Stated task:
Lines from the one containing "Write the TikZ code for this diagram." to the one containing "align=center] (watershed) at", both lines included, are to be extracted exactly from the data below; pictures are excluded.

===== Information shown =====

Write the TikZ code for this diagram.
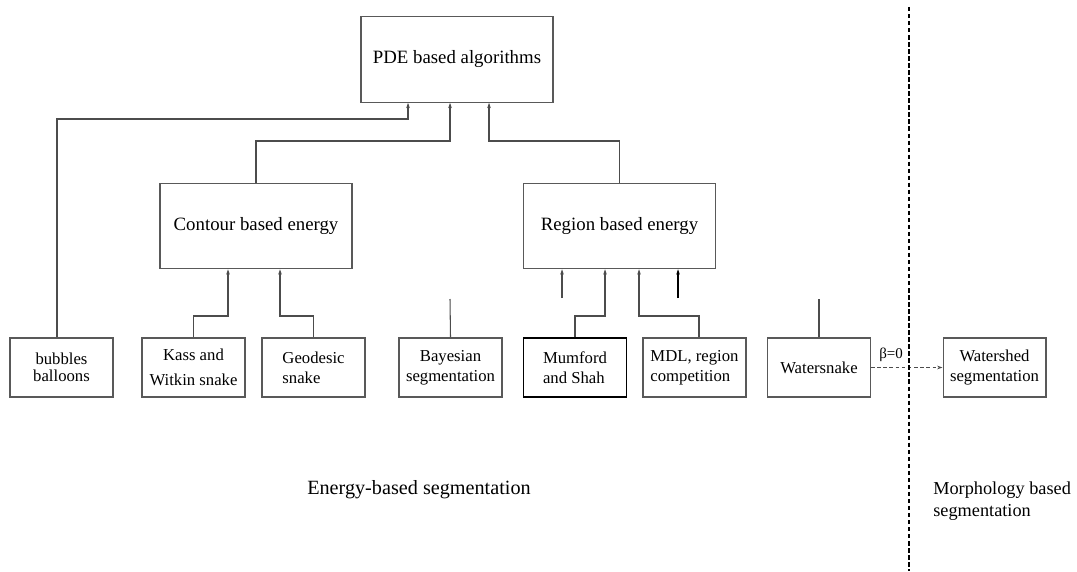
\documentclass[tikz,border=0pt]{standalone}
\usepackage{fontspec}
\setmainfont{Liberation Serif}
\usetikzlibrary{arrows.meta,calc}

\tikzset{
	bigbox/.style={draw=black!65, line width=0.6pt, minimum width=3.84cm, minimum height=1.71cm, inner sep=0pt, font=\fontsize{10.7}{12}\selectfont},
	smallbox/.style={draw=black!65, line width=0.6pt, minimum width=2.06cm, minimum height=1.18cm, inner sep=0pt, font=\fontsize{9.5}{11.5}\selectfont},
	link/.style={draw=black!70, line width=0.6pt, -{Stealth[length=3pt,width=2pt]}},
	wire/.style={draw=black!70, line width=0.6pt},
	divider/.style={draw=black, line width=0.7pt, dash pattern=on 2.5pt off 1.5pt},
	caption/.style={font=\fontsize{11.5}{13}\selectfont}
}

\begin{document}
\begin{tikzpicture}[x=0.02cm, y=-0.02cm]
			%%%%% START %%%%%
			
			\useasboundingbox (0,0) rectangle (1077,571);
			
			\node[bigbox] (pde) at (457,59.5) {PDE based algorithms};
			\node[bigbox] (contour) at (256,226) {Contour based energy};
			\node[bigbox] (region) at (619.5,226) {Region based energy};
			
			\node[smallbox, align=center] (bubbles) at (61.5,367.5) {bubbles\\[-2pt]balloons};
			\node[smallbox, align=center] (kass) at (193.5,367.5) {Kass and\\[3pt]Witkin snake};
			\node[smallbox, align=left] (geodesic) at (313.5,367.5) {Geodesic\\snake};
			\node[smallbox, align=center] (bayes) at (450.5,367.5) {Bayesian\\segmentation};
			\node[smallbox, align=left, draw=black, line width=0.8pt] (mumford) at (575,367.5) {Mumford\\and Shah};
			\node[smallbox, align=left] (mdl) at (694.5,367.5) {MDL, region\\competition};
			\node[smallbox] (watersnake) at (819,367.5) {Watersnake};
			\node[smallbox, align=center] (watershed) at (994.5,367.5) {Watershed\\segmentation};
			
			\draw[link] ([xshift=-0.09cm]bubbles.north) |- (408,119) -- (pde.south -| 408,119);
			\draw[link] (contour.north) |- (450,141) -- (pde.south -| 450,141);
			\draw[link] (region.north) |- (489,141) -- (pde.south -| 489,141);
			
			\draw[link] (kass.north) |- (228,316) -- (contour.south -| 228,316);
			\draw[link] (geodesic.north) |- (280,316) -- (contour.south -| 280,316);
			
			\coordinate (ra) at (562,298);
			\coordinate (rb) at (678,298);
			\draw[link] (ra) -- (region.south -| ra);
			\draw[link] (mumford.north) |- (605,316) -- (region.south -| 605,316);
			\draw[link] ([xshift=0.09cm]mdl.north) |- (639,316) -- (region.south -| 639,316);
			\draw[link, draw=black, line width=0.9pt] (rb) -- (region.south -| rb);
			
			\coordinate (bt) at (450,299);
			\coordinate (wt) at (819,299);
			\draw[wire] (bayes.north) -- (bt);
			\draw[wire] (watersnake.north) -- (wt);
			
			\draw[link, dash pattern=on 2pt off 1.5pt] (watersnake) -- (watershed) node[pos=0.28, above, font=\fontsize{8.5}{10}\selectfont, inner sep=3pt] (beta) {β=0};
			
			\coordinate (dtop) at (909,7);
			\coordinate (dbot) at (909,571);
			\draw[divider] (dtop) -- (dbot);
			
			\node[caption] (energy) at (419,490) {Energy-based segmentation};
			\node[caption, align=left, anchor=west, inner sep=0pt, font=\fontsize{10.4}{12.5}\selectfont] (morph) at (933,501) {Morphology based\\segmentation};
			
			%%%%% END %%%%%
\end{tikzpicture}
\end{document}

=====
===== Information shown =====

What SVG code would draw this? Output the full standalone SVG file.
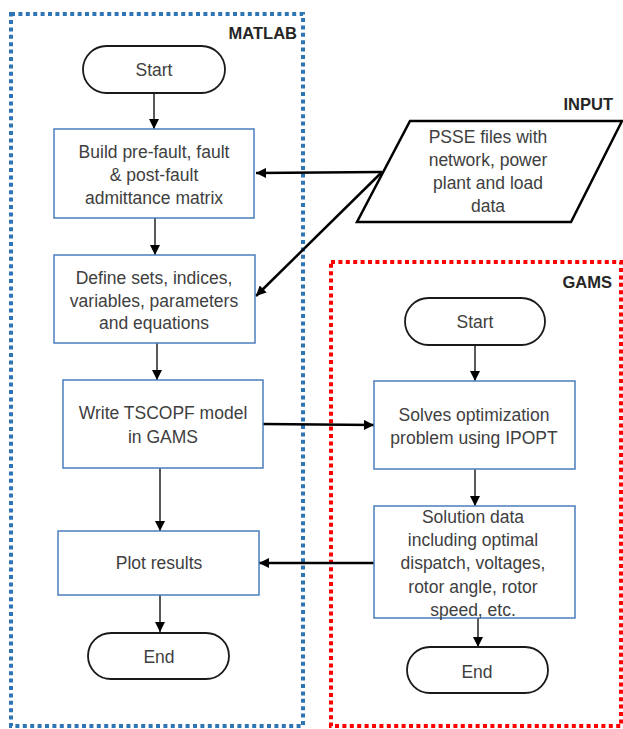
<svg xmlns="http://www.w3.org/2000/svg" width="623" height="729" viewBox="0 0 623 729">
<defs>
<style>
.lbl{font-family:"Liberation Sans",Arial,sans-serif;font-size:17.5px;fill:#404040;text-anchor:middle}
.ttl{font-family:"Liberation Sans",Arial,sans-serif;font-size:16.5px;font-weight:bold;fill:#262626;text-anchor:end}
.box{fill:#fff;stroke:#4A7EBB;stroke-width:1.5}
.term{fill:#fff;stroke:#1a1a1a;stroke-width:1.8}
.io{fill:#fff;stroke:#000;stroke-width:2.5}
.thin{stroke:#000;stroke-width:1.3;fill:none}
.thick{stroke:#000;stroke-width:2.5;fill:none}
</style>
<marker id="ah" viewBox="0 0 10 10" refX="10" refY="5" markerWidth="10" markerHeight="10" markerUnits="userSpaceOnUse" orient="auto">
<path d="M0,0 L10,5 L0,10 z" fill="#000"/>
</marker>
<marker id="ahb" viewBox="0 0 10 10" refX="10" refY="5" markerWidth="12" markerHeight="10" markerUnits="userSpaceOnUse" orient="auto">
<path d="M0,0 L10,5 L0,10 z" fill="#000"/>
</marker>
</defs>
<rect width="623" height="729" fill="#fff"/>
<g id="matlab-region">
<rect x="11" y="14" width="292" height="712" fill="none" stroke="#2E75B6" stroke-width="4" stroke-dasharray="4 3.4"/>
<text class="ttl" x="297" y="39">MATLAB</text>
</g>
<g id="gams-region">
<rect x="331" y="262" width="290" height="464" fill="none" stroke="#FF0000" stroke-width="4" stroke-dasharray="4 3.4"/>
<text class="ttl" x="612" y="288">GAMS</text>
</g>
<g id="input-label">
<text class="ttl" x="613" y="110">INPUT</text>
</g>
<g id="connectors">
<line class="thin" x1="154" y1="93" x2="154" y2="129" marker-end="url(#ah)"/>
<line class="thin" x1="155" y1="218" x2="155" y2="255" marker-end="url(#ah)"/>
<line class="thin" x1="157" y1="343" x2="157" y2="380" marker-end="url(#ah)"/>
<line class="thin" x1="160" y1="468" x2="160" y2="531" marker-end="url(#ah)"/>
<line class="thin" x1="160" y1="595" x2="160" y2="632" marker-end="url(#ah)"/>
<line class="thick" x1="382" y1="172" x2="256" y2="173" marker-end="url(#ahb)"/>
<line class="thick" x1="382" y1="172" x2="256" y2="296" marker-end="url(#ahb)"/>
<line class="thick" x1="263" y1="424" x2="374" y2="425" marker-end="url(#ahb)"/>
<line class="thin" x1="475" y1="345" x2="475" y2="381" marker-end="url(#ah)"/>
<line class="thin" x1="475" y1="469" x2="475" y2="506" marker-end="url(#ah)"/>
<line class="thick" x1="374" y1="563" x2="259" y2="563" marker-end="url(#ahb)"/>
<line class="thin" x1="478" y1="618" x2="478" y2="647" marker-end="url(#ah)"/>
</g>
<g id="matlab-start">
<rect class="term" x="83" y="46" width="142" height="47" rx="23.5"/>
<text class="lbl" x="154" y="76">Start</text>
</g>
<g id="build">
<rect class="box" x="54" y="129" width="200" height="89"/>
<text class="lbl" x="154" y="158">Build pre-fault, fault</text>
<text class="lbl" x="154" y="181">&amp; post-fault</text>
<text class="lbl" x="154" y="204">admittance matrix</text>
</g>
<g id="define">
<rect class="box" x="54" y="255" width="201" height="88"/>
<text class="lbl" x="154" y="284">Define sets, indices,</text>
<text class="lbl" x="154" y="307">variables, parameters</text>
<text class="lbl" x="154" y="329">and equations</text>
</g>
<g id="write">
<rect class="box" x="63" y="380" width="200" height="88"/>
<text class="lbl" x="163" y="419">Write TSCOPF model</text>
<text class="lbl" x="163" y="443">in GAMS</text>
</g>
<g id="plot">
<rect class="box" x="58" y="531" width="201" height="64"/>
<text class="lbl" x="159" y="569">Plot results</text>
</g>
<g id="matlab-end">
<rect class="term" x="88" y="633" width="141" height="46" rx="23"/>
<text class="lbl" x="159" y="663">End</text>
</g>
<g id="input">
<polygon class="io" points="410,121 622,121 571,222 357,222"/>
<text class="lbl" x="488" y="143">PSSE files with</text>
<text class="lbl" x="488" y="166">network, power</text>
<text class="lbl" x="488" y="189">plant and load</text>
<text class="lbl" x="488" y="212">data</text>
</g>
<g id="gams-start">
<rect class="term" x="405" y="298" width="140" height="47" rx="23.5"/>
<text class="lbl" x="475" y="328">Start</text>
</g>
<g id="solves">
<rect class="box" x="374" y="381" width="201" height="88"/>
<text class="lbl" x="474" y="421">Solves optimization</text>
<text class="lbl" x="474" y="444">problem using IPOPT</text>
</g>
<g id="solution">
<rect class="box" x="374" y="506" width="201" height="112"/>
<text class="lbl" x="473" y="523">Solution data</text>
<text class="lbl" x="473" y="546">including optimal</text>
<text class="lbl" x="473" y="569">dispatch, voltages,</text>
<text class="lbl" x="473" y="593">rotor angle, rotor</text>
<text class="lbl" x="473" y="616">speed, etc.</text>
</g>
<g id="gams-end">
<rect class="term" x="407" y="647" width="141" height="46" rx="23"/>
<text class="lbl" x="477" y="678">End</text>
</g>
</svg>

=====

Result for this exercise:
Write the TikZ code for this diagram.
\documentclass[tikz,border=0pt]{standalone}
\usepackage{fontspec}
\setmainfont{Liberation Serif}
\usetikzlibrary{arrows.meta,calc}

\tikzset{
	bigbox/.style={draw=black!65, line width=0.6pt, minimum width=3.84cm, minimum height=1.71cm, inner sep=0pt, font=\fontsize{10.7}{12}\selectfont},
	smallbox/.style={draw=black!65, line width=0.6pt, minimum width=2.06cm, minimum height=1.18cm, inner sep=0pt, font=\fontsize{9.5}{11.5}\selectfont},
	link/.style={draw=black!70, line width=0.6pt, -{Stealth[length=3pt,width=2pt]}},
	wire/.style={draw=black!70, line width=0.6pt},
	divider/.style={draw=black, line width=0.7pt, dash pattern=on 2.5pt off 1.5pt},
	caption/.style={font=\fontsize{11.5}{13}\selectfont}
}

\begin{document}
\begin{tikzpicture}[x=0.02cm, y=-0.02cm]
			%%%%% START %%%%%
			
			\useasboundingbox (0,0) rectangle (1077,571);
			
			\node[bigbox] (pde) at (457,59.5) {PDE based algorithms};
			\node[bigbox] (contour) at (256,226) {Contour based energy};
			\node[bigbox] (region) at (619.5,226) {Region based energy};
			
			\node[smallbox, align=center] (bubbles) at (61.5,367.5) {bubbles\\[-2pt]balloons};
			\node[smallbox, align=center] (kass) at (193.5,367.5) {Kass and\\[3pt]Witkin snake};
			\node[smallbox, align=left] (geodesic) at (313.5,367.5) {Geodesic\\snake};
			\node[smallbox, align=center] (bayes) at (450.5,367.5) {Bayesian\\segmentation};
			\node[smallbox, align=left, draw=black, line width=0.8pt] (mumford) at (575,367.5) {Mumford\\and Shah};
			\node[smallbox, align=left] (mdl) at (694.5,367.5) {MDL, region\\competition};
			\node[smallbox] (watersnake) at (819,367.5) {Watersnake};
			\node[smallbox, align=center] (watershed) at (994.5,367.5) {Watershed\\segmentation};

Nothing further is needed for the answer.